14. DISPUTES AND APPLICABLE LAW
14.1 Dutch law applies exclusively to the agreements governed by these conditions and to agreements arising therefrom or connected therewith. This also applies in full to all negotiations conducted, offers, quotations, accepted orders, assignments, arrangements and suchlike.
14.2 All disputes, explicitly including disputes that are considered as such by only one of the parties, that should arise with regard to, in connection with or as a result of the performance or interpretation of the agreements, offers, quotations, accepted orders, assignments, arrangements, negotiations conducted and suchlike governed by these conditions will exclusively be settled by the District Court of Breda, unless the reason for the dispute falls within the subject-matter jurisdiction of the District Court, Subdistrict Sector, and/or if pursuant to mandatory law settlement of the dispute is reserved for the District Court, Subdistrict Sector, in which cases the dispute will be submitted to the competent District Court, Subdistrict Sector.
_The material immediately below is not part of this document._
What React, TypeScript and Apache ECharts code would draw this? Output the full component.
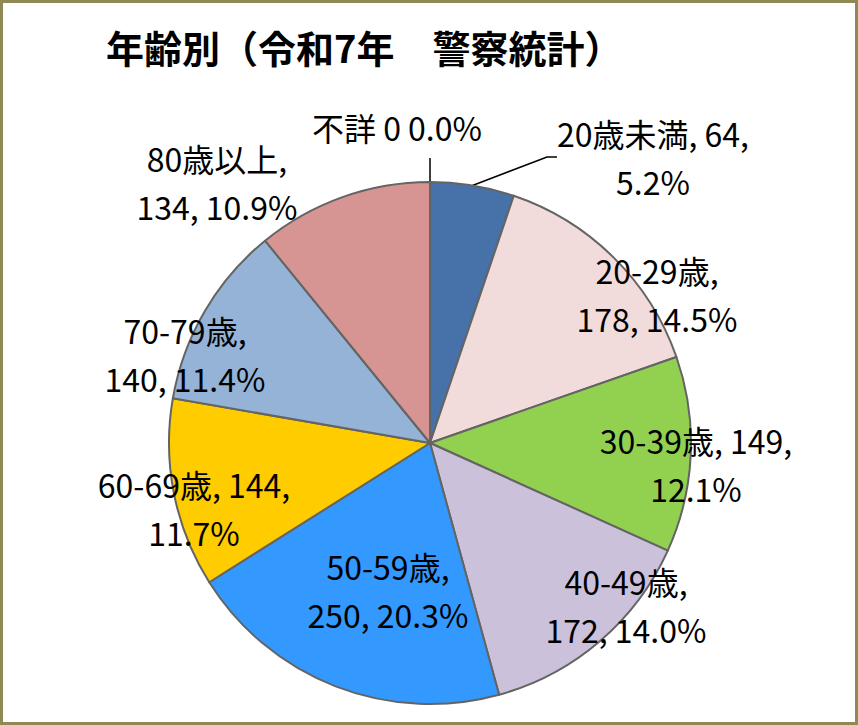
import React, { useEffect, useRef } from 'react';
import * as echarts from 'echarts';

const titleText = '年齢別（令和7年　警察統計）';
const categories = ['不詳', '20歳未満', '20-29歳', '30-39歳', '40-49歳', '50-59歳', '60-69歳', '70-79歳', '80歳以上'];
const counts = [0, 64, 178, 149, 172, 250, 144, 140, 134];

const colors = ['#7F7F7F', '#4671A9', '#F2DCDB', '#92D050', '#CCC1DA', '#3399FF', '#FFCC00', '#95B3D7', '#D69492'];
// label box centers (layout only)
const labelPos: [number, number][] = [
  [430, 127], [653, 157], [657, 294], [696, 464], [626, 605], [388, 590], [194, 508], [185, 354], [217, 182],
];
// where the line break goes in each label
const labelBreak = ['none', 'late', 'early', 'late', 'early', 'early', 'late', 'early', 'early'];
const outsideLabels = [true, true, false, false, false, false, false, false, false];

const total = counts.reduce((a, b) => a + b, 0);
const FONT = "'Liberation Sans Narrow', 'Noto Sans CJK JP', sans-serif";

export default function App() {
  const ref = useRef<HTMLDivElement>(null);
  useEffect(() => {
    if (!ref.current) return;
    const chart = echarts.init(ref.current, undefined, { renderer: 'svg' });
    const data = categories.map((name, i) => ({
      name,
      value: counts[i],
      itemStyle: { color: colors[i] },
      label: i === 0
        ? { position: 'outside', padding: [0, 66, 14, 0] }
        : { position: outsideLabels[i] ? 'outside' : 'inside' },
      labelLine: { show: outsideLabels[i] },
    }));
    chart.setOption({
      animation: false,
      backgroundColor: '#FFFFFF',
      title: {
        text: titleText,
        left: 101,
        top: 22,
        textStyle: { fontSize: 38, fontWeight: 'bold', color: '#000', fontFamily: "'Noto Sans CJK JP', sans-serif" },
      },
      graphic: [
        {
          type: 'rect',
          shape: { x: 1.5, y: 1.5, width: 855, height: 722 },
          style: { fill: 'none', stroke: '#8F8A55', lineWidth: 3 },
          z: 100,
        },
      ],
      series: [
        {
          type: 'pie',
          center: [430, 443],
          radius: 261,
          startAngle: 90,
          clockwise: true,
          avoidLabelOverlap: false,
          itemStyle: { borderColor: '#646464', borderWidth: 2 },
          label: {
            show: true,
            color: '#000',
            fontSize: 32,
            lineHeight: 48,
            fontFamily: FONT,
            align: 'center',
            formatter: (p: any) => {
              const i = p.dataIndex;
              const v = counts[i];
              const pct = ((v / total) * 100).toFixed(1) + '%';
              if (labelBreak[i] === 'none') return `${p.name} ${v} ${pct}`;
              if (labelBreak[i] === 'late') return `${p.name}, ${v},\n${pct}`;
              return `${p.name},\n${v}, ${pct}`;
            },
          },
          labelLine: { show: false, smooth: false, length: 20, length2: 10, lineStyle: { color: '#000', width: 1.5 } },
          labelLayout: (params: any) => {
            const [x, y] = labelPos[params.dataIndex];
            return { x, y, align: 'center', verticalAlign: 'middle' };
          },
          emphasis: { disabled: true },
          data,
        },
      ],
    });
    return () => chart.dispose();
  }, []);
  return <div ref={ref} style={{ position: 'absolute', left: 0, top: 0, width: 858, height: 725 }} />;
}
14.3 These general terms and conditions were drawn up by DER WIESE in several languages. In the event of a difference in interpretation between the versions used in the various languages, the interpretation of the Dutch version will be the only correct one, which Dutch version will also be provided to the buyer.
14.4 If one of the provisions of these general terms and conditions should be in conflict with an agreement concluded between DER WIESE and the buyer and if a conciliatory interpretation is not possible, the explicit written arrangements of the agreement will apply, in spite of the provisions of these general terms and conditions, but only with respect to that one situation.